The last challenge involved returning the same value that is considered also the ordering element (the date in our example). But what if you need to return a different value than the ordering element? For example, what if the task was: Return the precipitation values of the previous and next days where the value was greater than 24? To achieve this, when you compute goodval, instead of holding just the date, have it hold a concatenated string made of the date plus the value, using the following expression which preserve correct ordering behavior:

CASE WHEN val > 24 THEN CONVERT(CHAR(8), dt, 112) + STR(val, 10) END

Use the MIN and MAX window functions like before (call the result columns this time prevgoodval and nextgoodval). Then, in the outer query, extract from each of the result columns the 10 rightmost characters, and convert them to integers. Here’s the complete solution query:

WITH C AS
(
  SELECT *,
    MAX(goodval)
      OVER(PARTITION BY locid
           ORDER BY dt
           ROWS BETWEEN UNBOUNDED PRECEDING AND 1 PRECEDING) AS prevgoodval,
    MIN(goodval)
      OVER(PARTITION BY locid
           ORDER BY dt
           ROWS BETWEEN 1 FOLLOWING AND UNBOUNDED FOLLOWING) AS nextgoodval
  FROM dbo.Precipitation
    CROSS APPLY ( VALUES( CASE WHEN val > 24 THEN
                    CONVERT(CHAR(8), dt, 112) + STR(val, 10) END ) )
    AS A(goodval)
)
SELECT locid, dt, val, prevval, nextval
FROM C
  CROSS APPLY ( VALUES( CAST(RIGHT(prevgoodval, 10) AS INT),
                        CAST(RIGHT(nextgoodval, 10) AS INT) ) )
    AS A(prevval, nextval)
/* ORDER BY locid, dt */ ; -- uncomment to present ordered

This query generates the output shown in Table 3 for the small set of sample data.

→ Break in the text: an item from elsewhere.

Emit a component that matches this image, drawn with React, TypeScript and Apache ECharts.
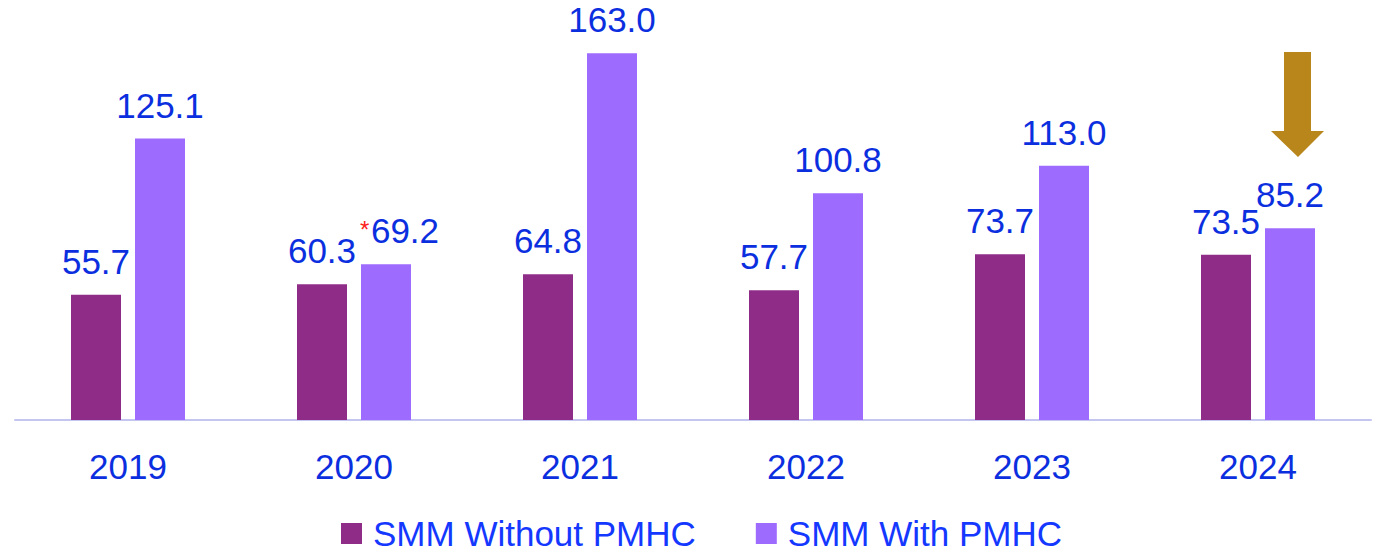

Table 3: Returning different value than ordering element

locid       dt         val         prevval     nextval
----------- ---------- ----------- ----------- -----------
1           2015-12-14 10          NULL        100
1           2015-12-15 0           NULL        100
1           2015-12-16 0           NULL        100
1           2015-12-17 100         NULL        50
1           2015-12-18 50          100         210
1           2015-12-19 20          50          210
1           2015-12-20 210         50          40
1           2015-12-21 20          210         40
1           2015-12-22 0           210         40
1           2015-12-23 0           210         40
1           2015-12-24 0           210         40
1           2015-12-25 40          210         NULL
2           2015-12-14 0           NULL        140
2           2015-12-15 140         NULL        60
2           2015-12-16 60          140         40
2           2015-12-17 40          60          45
2           2015-12-18 0           40          45
2           2015-12-19 20          40          45
2           2015-12-20 0           40          45
2           2015-12-21 0           40          45
2           2015-12-22 0           40          45
2           2015-12-23 45          40          120
2           2015-12-24 120         45          130
2           2015-12-25 130         120         NULL

More Windowing Power

Window functions are the best thing that happened since sliced bread. And I’m not talking about just T-SQL features, but generally. Seriously--if you asked me which of the two I’d rather give up if I had to, I’d probably give up bread. It keeps amazing me what wide range of problems can be solved so elegantly and efficiently with window functions. There’s so much more in standard SQL involving window functions, like nested window functions, more powerful RANGE capabilities and other features. Hopefully, some folks from Microsoft are reading this and will continue the investment to add the significant functionality that is still missing.